The Tax Court accepted the taxpayer’s position that he was a real estate professional in the case of Zarrinnegar, et al v. Commissioner, TC Memo 2017-34. And Dr. Zarrinnegar prevailed in this case despite working in his own dental practice with his spouse, Dr. Dini.
To be classified as a real estate professional a taxpayer must meet two tests. First, the taxpayer must have over 750 hours of services in real property trade or businesses in which he actively participates and more than one-half of the personal services performed in trades or businesses in which the taxpayer participates must be in real property trades or businesses. [IRC §469(c)(7)]
Merely being a real estate professional isn’t enough to allow a taxpayer to deduct losses from rental activities. While they are no longer automatically treated as passive activities, the taxpayer must still demonstrate material participation in the activities.
The IRS conceded that if Dr. Zarrinnegar is a real estate professional he would qualify as materially participating under the “substantially all” test found at Reg. §1.469-5T(a)(2) since his activities in this case “constitutes substantially all of the participation in such activity of all individuals (including individuals who are not owners of interests in the activity) for such year.”
Since Dr. Zarrinnegar also was working in his practice, he faced skepticism from the IRS both with regard to whether he had 750 hours to participate in the activities and whether his hours in real estate activities were more than his hours in the dental practice.
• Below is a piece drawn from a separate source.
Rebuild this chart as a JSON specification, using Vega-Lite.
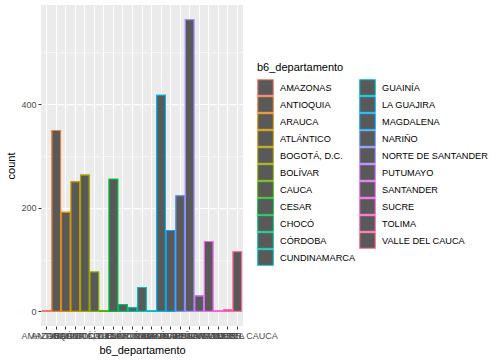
{
  "$schema": "https://vega.github.io/schema/vega-lite/v6.json",
  "width": 202,
  "height": 321,
  "padding": {"left": 5, "top": 5, "right": 5, "bottom": 5},
  "background": "white",
  "config": {
    "font": "Liberation Sans",
    "view": {"fill": "#EBEBEB", "stroke": null}
  },
  "data": {
    "values": [
      {"b6_departamento": "AMAZONAS", "count": 1},
      {"b6_departamento": "ANTIOQUIA", "count": 349},
      {"b6_departamento": "ARAUCA", "count": 191},
      {"b6_departamento": "ATLÁNTICO", "count": 250},
      {"b6_departamento": "BOGOTÁ, D.C.", "count": 263},
      {"b6_departamento": "BOLÍVAR", "count": 76},
      {"b6_departamento": "CAUCA", "count": 1},
      {"b6_departamento": "CESAR", "count": 255},
      {"b6_departamento": "CHOCÓ", "count": 13},
      {"b6_departamento": "CÓRDOBA", "count": 7},
      {"b6_departamento": "CUNDINAMARCA", "count": 46},
      {"b6_departamento": "GUAINÍA", "count": 1},
      {"b6_departamento": "LA GUAJIRA", "count": 417},
      {"b6_departamento": "MAGDALENA", "count": 156},
      {"b6_departamento": "NARIÑO", "count": 223},
      {"b6_departamento": "NORTE DE SANTANDER", "count": 563},
      {"b6_departamento": "PUTUMAYO", "count": 30},
      {"b6_departamento": "SANTANDER", "count": 135},
      {"b6_departamento": "SUCRE", "count": 1},
      {"b6_departamento": "TOLIMA", "count": 3},
      {"b6_departamento": "VALLE DEL CAUCA", "count": 115}
    ]
  },
  "resolve": {"axis": {"y": "independent"}},
  "layer": [
    {
      "mark": {"type": "bar", "fill": "#595959", "strokeWidth": 1.1},
      "encoding": {
        "x": {
          "field": "b6_departamento", "type": "nominal",
          "sort": ["AMAZONAS","ANTIOQUIA","ARAUCA","ATLÁNTICO","BOGOTÁ, D.C.","BOLÍVAR","CAUCA","CESAR","CHOCÓ","CÓRDOBA","CUNDINAMARCA","GUAINÍA","LA GUAJIRA","MAGDALENA","NARIÑO","NORTE DE SANTANDER","PUTUMAYO","SANTANDER","SUCRE","TOLIMA","VALLE DEL CAUCA"],
          "scale": {"paddingInner": 0.1, "paddingOuter": 0.15},
          "axis": {
            "title": "b6_departamento", "titleFontSize": 11, "titleFontWeight": "normal", "titleColor": "black", "titlePadding": 4,
            "labelAngle": 0, "labelOverlap": false, "labelLimit": 0, "labelFontSize": 9, "labelColor": "#4D4D4D", "labelPadding": 2,
            "tickColor": "#333333", "tickSize": 3, "tickWidth": 1, "domain": false,
            "grid": true, "gridColor": "white", "gridWidth": 1.07, "bandPosition": 0.5
          }
        },
        "y": {
          "field": "count", "type": "quantitative",
          "scale": {"domain": [-28.15, 591.15], "nice": false, "zero": false},
          "axis": {
            "orient": "left",
            "title": null, "labels": false, "ticks": false, "domain": false,
            "values": [100, 300, 500], "grid": true, "gridColor": "white", "gridWidth": 0.55
          }
        },
        "stroke": {
          "field": "b6_departamento", "type": "nominal",
          "scale": {
            "domain": ["AMAZONAS","ANTIOQUIA","ARAUCA","ATLÁNTICO","BOGOTÁ, D.C.","BOLÍVAR","CAUCA","CESAR","CHOCÓ","CÓRDOBA","CUNDINAMARCA","GUAINÍA","LA GUAJIRA","MAGDALENA","NARIÑO","NORTE DE SANTANDER","PUTUMAYO","SANTANDER","SUCRE","TOLIMA","VALLE DEL CAUCA"],
            "range": ["#F8766D","#EB8335","#D98F00","#C49A00","#A9A400","#85AD00","#4CB400","#00BA38","#00BE70","#00C097","#00C0B8","#00BDD4","#00B4EF","#00A9FF","#619CFF","#A58AFF","#CF78FF","#EB69F0","#FB61D7","#FF63B9","#FF6B94"]
          },
          "legend": {
            "orient": "none", "legendX": 216, "legendY": 57,
            "title": "b6_departamento", "titleFontSize": 11, "titleFontWeight": "normal", "titleColor": "black", "titlePadding": 6,
            "columns": 2, "columnPadding": 3, "rowPadding": 0, "clipHeight": 17,
            "symbolType": "square", "symbolSize": 240, "symbolFillColor": "#595959", "symbolStrokeWidth": 1.1, "symbolOpacity": 1,
            "labelFontSize": 9.2, "labelColor": "black", "labelOffset": 6, "labelLimit": 0
          }
        }
      }
    },
    {
      "mark": {"type": "bar", "fill": "#595959", "strokeWidth": 1.1},
      "encoding": {
        "x": {
          "field": "b6_departamento", "type": "nominal",
          "sort": ["AMAZONAS","ANTIOQUIA","ARAUCA","ATLÁNTICO","BOGOTÁ, D.C.","BOLÍVAR","CAUCA","CESAR","CHOCÓ","CÓRDOBA","CUNDINAMARCA","GUAINÍA","LA GUAJIRA","MAGDALENA","NARIÑO","NORTE DE SANTANDER","PUTUMAYO","SANTANDER","SUCRE","TOLIMA","VALLE DEL CAUCA"]
        },
        "y": {
          "field": "count", "type": "quantitative",
          "axis": {
            "orient": "left",
            "title": "count", "titleFontSize": 11, "titleFontWeight": "normal", "titleColor": "black", "titlePadding": 4,
            "values": [0, 200, 400], "labelFontSize": 9, "labelColor": "#4D4D4D", "labelPadding": 2,
            "tickColor": "#333333", "tickSize": 3, "domain": false,
            "grid": true, "gridColor": "white", "gridWidth": 1.07
          }
        },
        "stroke": {"field": "b6_departamento", "type": "nominal"}
      }
    }
  ]
}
The doctors worked alternating shifts in their practice, as explained by the opinion:
Petitioners are both dentists. During the years at issue they worked at their joint dental practice in shifts. Petitioner wife worked Mondays, Wednesdays, Thursdays, and Fridays from 9 a.m. until 2:30 p.m. and some Saturdays from 8 a.m. until 12 p.m. Petitioner husband worked at the dental practice Mondays, Wednesdays, Thursdays, and Fridays from 2:30 p.m. until 6 p.m.
Dr. Dini did not work in the rental activities, but rather all of the activities were performed by Dr. Zarrinnegar. As the court explained:
Petitioner husband spent hundreds of hours on brokerage-related activities, including brokers' tours, listing searches, open houses, property viewings, and client meetings. He also spent significant time each year managing petitioners' four rental properties. All told, petitioner-husband spent over 1,000 hours on the real estate business during each year at issue.
The Court concluded that Dr. Zarrinnegar worked that many hours based both on the quality of his records and credible testimony offered in support of the hours he spent:
To establish the hours petitioner husband spent each year on his real estate business, petitioners offered petitioner husband’s testimony and logs of hours for 2010, 2011, and 2012; each log showed that petitioner husband spent more than 1,000 hours per year on real estate activities. Petitioner husband testified credibly that the logs had been prepared contemporaneously. He also testified credibly and at great length about the logs’ contents; he was able to recall extensive details relating to the entries. Petitioners also offered the testimony of several other witnesses, including petitioner wife. All this testimony was credible and tended to corroborate petitioner husband’s logs and testimony. We therefore find that petitioner husband worked more than 1,000 hours per year at the real estate business.
But establishing his hours spent in real estate was only one part of the test—Dr. Zarrinnegar had to establish that he worked at least one less hour in the dental practice. But the Court found he had established that point as well:
We also find, on the basis of petitioners’ credible testimony, that petitioner husband worked at the dental practice Mondays, Wednesdays, Thursdays, and Fridays from 2:30 p.m. until 6 p.m., for a total of 14 hours per week (that is, approximately 728 hours per year, if petitioner husband worked every week). Petitioner wife worked at the dental practice Mondays, Wednesdays, Thursdays, and Fridays from 9 a.m. to 2:30 p.m. and some Saturdays from 8 a.m. until 12 p.m. Petitioner husband’s logs of real estate activities, and the testimony of the various witnesses about the time petitioner husband spent on real estate activities, tend to corroborate—at least indirectly—petitioner husband’s limited schedule at the dental practice in the light of the time he was spending in pursuit of his real estate business. After careful review of all the evidence, giving due account to the credibility of petitioners and the other witnesses, we are persuaded that petitioner husband worked fewer than 1,000 hours at the dental practice in each year at issue.
The fact that this return got pulled for examination isn’t surprising—there have been far more cases in court where taxpayers with other occupations have failed to show they were real estate professionals because they could not credibly establish that they had worked more hours in real estate than in their other job.
In this case, though, the taxpayers were able to clear that hurdle—and the reason is largely because Dr. Zarrinnegar was a believable witness, backed up by consistent records.